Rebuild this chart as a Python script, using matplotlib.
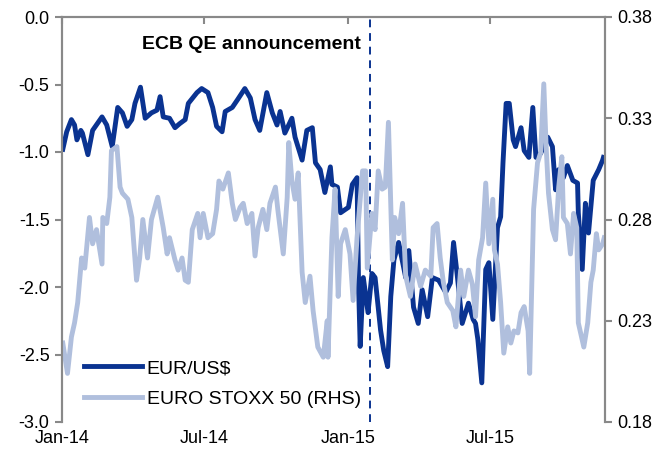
import matplotlib
matplotlib.use('agg')
import matplotlib.pyplot as plt
import matplotlib.dates as mdates
import pandas as pd

plt.rcParams['font.family'] = ['Liberation Sans', 'DejaVu Sans']
plt.rcParams['axes.unicode_minus'] = False

NAVY = '#0a3391'
LIGHT = '#b0bfdd'
GREY = '#898989'

# EUR/US$ (left axis)
eur_dates = [
    '2014-01-02', '2014-01-07', '2014-01-13', '2014-01-17', '2014-01-20', '2014-01-25',
    '2014-01-27', '2014-02-03', '2014-02-09', '2014-02-21', '2014-02-27', '2014-03-06',
    '2014-03-13', '2014-03-19', '2014-03-25', '2014-03-31', '2014-04-04', '2014-04-11',
    '2014-04-17', '2014-04-25', '2014-05-02', '2014-05-06', '2014-05-10', '2014-05-18',
    '2014-05-25', '2014-05-31', '2014-06-07', '2014-06-11', '2014-06-22', '2014-06-28',
    '2014-07-06', '2014-07-12', '2014-07-17', '2014-07-24', '2014-07-28', '2014-08-06',
    '2014-08-13', '2014-08-22', '2014-08-29', '2014-09-04', '2014-09-10', '2014-09-19',
    '2014-09-26', '2014-10-02', '2014-10-06', '2014-10-12', '2014-10-21', '2014-10-25',
    '2014-11-03', '2014-11-09', '2014-11-16', '2014-11-20', '2014-11-26', '2014-12-02',
    '2014-12-09', '2014-12-11', '2014-12-18', '2014-12-22', '2015-01-01', '2015-01-06',
    '2015-01-12', '2015-01-14', '2015-01-16', '2015-01-20', '2015-01-26', '2015-01-31',
    '2015-02-04', '2015-02-11', '2015-02-15', '2015-02-20', '2015-02-24', '2015-02-28',
    '2015-03-06', '2015-03-15', '2015-03-19', '2015-03-25', '2015-03-31', '2015-04-05',
    '2015-04-12', '2015-04-18', '2015-04-26', '2015-05-05', '2015-05-11', '2015-05-15',
    '2015-05-20', '2015-05-26', '2015-06-03', '2015-06-09', '2015-06-12', '2015-06-15',
    '2015-06-20', '2015-06-22', '2015-06-25', '2015-06-29', '2015-07-04', '2015-07-10',
    '2015-07-14', '2015-07-17', '2015-07-21', '2015-07-25', '2015-07-30', '2015-08-02',
    '2015-08-09', '2015-08-13', '2015-08-19', '2015-08-24', '2015-08-28', '2015-09-03',
    '2015-09-12', '2015-09-18', '2015-09-22', '2015-09-26', '2015-10-02', '2015-10-07',
    '2015-10-14', '2015-10-20', '2015-10-21', '2015-10-26', '2015-10-30', '2015-11-03',
    '2015-11-09', '2015-11-16', '2015-11-21', '2015-11-22',
]
eur_values = [
    -0.98, -0.85, -0.76, -0.80, -0.91, -0.84,
    -0.86, -1.02, -0.84, -0.74, -0.80, -0.96,
    -0.67, -0.71, -0.81, -0.76, -0.64, -0.52,
    -0.75, -0.71, -0.69, -0.59, -0.74, -0.75,
    -0.82, -0.79, -0.76, -0.64, -0.56, -0.53,
    -0.56, -0.67, -0.81, -0.85, -0.70, -0.67,
    -0.61, -0.53, -0.60, -0.76, -0.84, -0.56,
    -0.71, -0.80, -0.70, -0.86, -0.75, -0.89,
    -1.06, -0.84, -0.82, -1.08, -1.13, -1.30,
    -1.11, -1.24, -1.26, -1.45, -1.41, -1.24,
    -1.19, -2.00, -2.44, -1.93, -2.19, -1.90,
    -1.93, -2.32, -2.47, -2.59, -2.07, -1.80,
    -1.67, -1.93, -1.73, -2.15, -2.27, -2.02,
    -2.22, -1.93, -1.95, -2.04, -1.97, -1.67,
    -1.93, -2.27, -2.12, -2.24, -2.27, -2.39,
    -2.71, -2.37, -1.87, -1.82, -2.24, -1.56,
    -1.48, -1.08, -0.64, -0.64, -0.91, -0.96,
    -0.82, -0.99, -1.04, -0.67, -1.04, -1.01,
    -0.89, -0.96, -1.28, -1.13, -1.19, -1.10,
    -1.21, -1.23, -1.45, -1.87, -1.38, -1.60,
    -1.21, -1.13, -1.06, -1.04,
]

# EURO STOXX 50 (right axis)
stoxx_dates = [
    '2014-01-02', '2014-01-08', '2014-01-13', '2014-01-17', '2014-01-21', '2014-01-26',
    '2014-01-30', '2014-02-05', '2014-02-09', '2014-02-14', '2014-02-21', '2014-02-22',
    '2014-02-27', '2014-03-03', '2014-03-05', '2014-03-12', '2014-03-16', '2014-03-19',
    '2014-03-26', '2014-03-31', '2014-04-06', '2014-04-10', '2014-04-14', '2014-04-20',
    '2014-04-25', '2014-05-03', '2014-05-10', '2014-05-15', '2014-05-18', '2014-05-25',
    '2014-05-29', '2014-06-03', '2014-06-07', '2014-06-11', '2014-06-16', '2014-06-23',
    '2014-06-26', '2014-06-30', '2014-07-06', '2014-07-12', '2014-07-17', '2014-07-20',
    '2014-07-25', '2014-08-01', '2014-08-06', '2014-08-10', '2014-08-16', '2014-08-20',
    '2014-08-25', '2014-08-31', '2014-09-04', '2014-09-08', '2014-09-14', '2014-09-19',
    '2014-09-23', '2014-09-30', '2014-10-03', '2014-10-10', '2014-10-15', '2014-10-17',
    '2014-10-21', '2014-10-25', '2014-10-29', '2014-11-03', '2014-11-07', '2014-11-13',
    '2014-11-17', '2014-11-23', '2014-11-30', '2014-12-05', '2014-12-06', '2014-12-11',
    '2014-12-15', '2014-12-19', '2014-12-22', '2014-12-28', '2015-01-03', '2015-01-07',
    '2015-01-12', '2015-01-19', '2015-01-23', '2015-01-25', '2015-01-31', '2015-02-04',
    '2015-02-08', '2015-02-13', '2015-02-17', '2015-02-21', '2015-02-26', '2015-03-01',
    '2015-03-06', '2015-03-11', '2015-03-15', '2015-03-21', '2015-03-27', '2015-04-03',
    '2015-04-09', '2015-04-16', '2015-04-19', '2015-04-24', '2015-04-28', '2015-05-02',
    '2015-05-07', '2015-05-14', '2015-05-18', '2015-05-24', '2015-05-28', '2015-06-03',
    '2015-06-08', '2015-06-12', '2015-06-16', '2015-06-21', '2015-06-25', '2015-06-29',
    '2015-07-04', '2015-07-06', '2015-07-10', '2015-07-14', '2015-07-18', '2015-07-23',
    '2015-07-27', '2015-07-31', '2015-08-05', '2015-08-09', '2015-08-13', '2015-08-18',
    '2015-08-20', '2015-08-25', '2015-08-30', '2015-09-03', '2015-09-07', '2015-09-10',
    '2015-09-13', '2015-09-18', '2015-09-22', '2015-09-26', '2015-09-30', '2015-10-02',
    '2015-10-07', '2015-10-11', '2015-10-15', '2015-10-19', '2015-10-21', '2015-10-28',
    '2015-11-02', '2015-11-06', '2015-11-09', '2015-11-13', '2015-11-16', '2015-11-21',
    '2015-11-23',
]
stoxx_values = [
    0.219, 0.204, 0.222, 0.229, 0.239, 0.261,
    0.256, 0.281, 0.268, 0.275, 0.258, 0.281,
    0.278, 0.291, 0.314, 0.316, 0.296, 0.293,
    0.290, 0.281, 0.250, 0.261, 0.280, 0.261,
    0.280, 0.291, 0.276, 0.263, 0.271, 0.260,
    0.255, 0.261, 0.250, 0.249, 0.275, 0.283,
    0.271, 0.283, 0.271, 0.273, 0.285, 0.299,
    0.295, 0.303, 0.288, 0.280, 0.286, 0.288,
    0.278, 0.283, 0.262, 0.276, 0.285, 0.275,
    0.288, 0.296, 0.285, 0.263, 0.291, 0.318,
    0.299, 0.290, 0.303, 0.254, 0.239, 0.252,
    0.235, 0.217, 0.212, 0.230, 0.212, 0.271,
    0.295, 0.242, 0.268, 0.275, 0.263, 0.240,
    0.271, 0.304, 0.304, 0.256, 0.283, 0.275,
    0.304, 0.295, 0.296, 0.328, 0.260, 0.281,
    0.273, 0.288, 0.252, 0.242, 0.258, 0.247,
    0.255, 0.252, 0.276, 0.278, 0.261, 0.249,
    0.239, 0.235, 0.227, 0.255, 0.242, 0.255,
    0.248, 0.232, 0.260, 0.271, 0.298, 0.268,
    0.290, 0.265, 0.258, 0.239, 0.214, 0.227,
    0.219, 0.225, 0.224, 0.234, 0.237, 0.225,
    0.204, 0.285, 0.308, 0.313, 0.347, 0.316,
    0.293, 0.275, 0.270, 0.296, 0.311, 0.281,
    0.278, 0.263, 0.283, 0.276, 0.229, 0.217,
    0.229, 0.249, 0.255, 0.273, 0.265, 0.268,
    0.271,
]

# marker line, placed where the reference draws it
qe_date = pd.Timestamp('2015-01-28')
x_ticks = ['2014-01-01', '2014-07-01', '2015-01-01', '2015-07-01']
left_ticks = [-3.0, -2.5, -2.0, -1.5, -1.0, -0.5, 0.0]
right_ticks = [0.18, 0.23, 0.28, 0.33, 0.38]

fig = plt.figure(figsize=(6.62, 4.58), dpi=100)
ax = fig.add_axes([62 / 662, 1 - 422 / 458, 543 / 662, 405 / 458])
ax2 = ax.twinx()

l1, = ax.plot(pd.to_datetime(eur_dates), eur_values, color=NAVY, lw=3.5,
              solid_joinstyle='round', label='EUR/US$')
l2, = ax2.plot(pd.to_datetime(stoxx_dates), stoxx_values, color=LIGHT, lw=3.5,
               solid_joinstyle='round', label='EURO STOXX 50 (RHS)')

ax.axvline(qe_date, color=NAVY, lw=1.4, ls=(0, (4, 3)), zorder=5)
ax.text(qe_date - pd.Timedelta(days=11), -0.205, 'ECB QE announcement',
        ha='right', va='center', fontsize=14, fontweight='bold')

ax.set_xlim(pd.Timestamp('2014-01-01'), pd.Timestamp('2015-11-24'))
ax.set_ylim(-3.0, 0.0)
ax2.set_ylim(0.18, 0.38)

ax.set_xticks(pd.to_datetime(x_ticks))
ax.xaxis.set_major_formatter(mdates.DateFormatter('%b-%y'))
ax.set_yticks(left_ticks)
ax.set_yticklabels([f'{v:.1f}' for v in left_ticks])
ax2.set_yticks(right_ticks)
ax2.set_yticklabels([f'{v:.2f}' for v in right_ticks])

for a in (ax, ax2):
    for side in ('left', 'right', 'top'):
        a.spines[side].set_color(GREY)
        a.spines[side].set_linewidth(1.5)
    a.spines['bottom'].set_visible(False)

ax.tick_params(axis='x', top=True, bottom=False, labeltop=False, labelbottom=True,
               direction='in', length=5, width=1.5, color=GREY, pad=6, labelsize=13)
ax.tick_params(axis='y', direction='out', length=5, width=1.5, color=GREY,
               labelsize=13, pad=4)
ax2.tick_params(axis='y', direction='out', length=5, width=1.5, color=GREY,
                labelsize=13, pad=4)

ax2.legend([l1, l2], ['EUR/US$', 'EURO STOXX 50 (RHS)'], loc='lower left',
           bbox_to_anchor=(0.022, 0.01), frameon=False, fontsize=14,
           handlelength=3.0, handletextpad=0.25, labelspacing=0.7, borderpad=0)

fig.savefig('out.png', dpi=100)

Stated exercise:
Restate only the lines running from the start of the material above through the line containing "GREY = '#898989'", ends included. No pictures.

Solution for this task:
Rebuild this chart as a Python script, using matplotlib.
import matplotlib
matplotlib.use('agg')
import matplotlib.pyplot as plt
import matplotlib.dates as mdates
import pandas as pd

plt.rcParams['font.family'] = ['Liberation Sans', 'DejaVu Sans']
plt.rcParams['axes.unicode_minus'] = False

NAVY = '#0a3391'
LIGHT = '#b0bfdd'
GREY = '#898989'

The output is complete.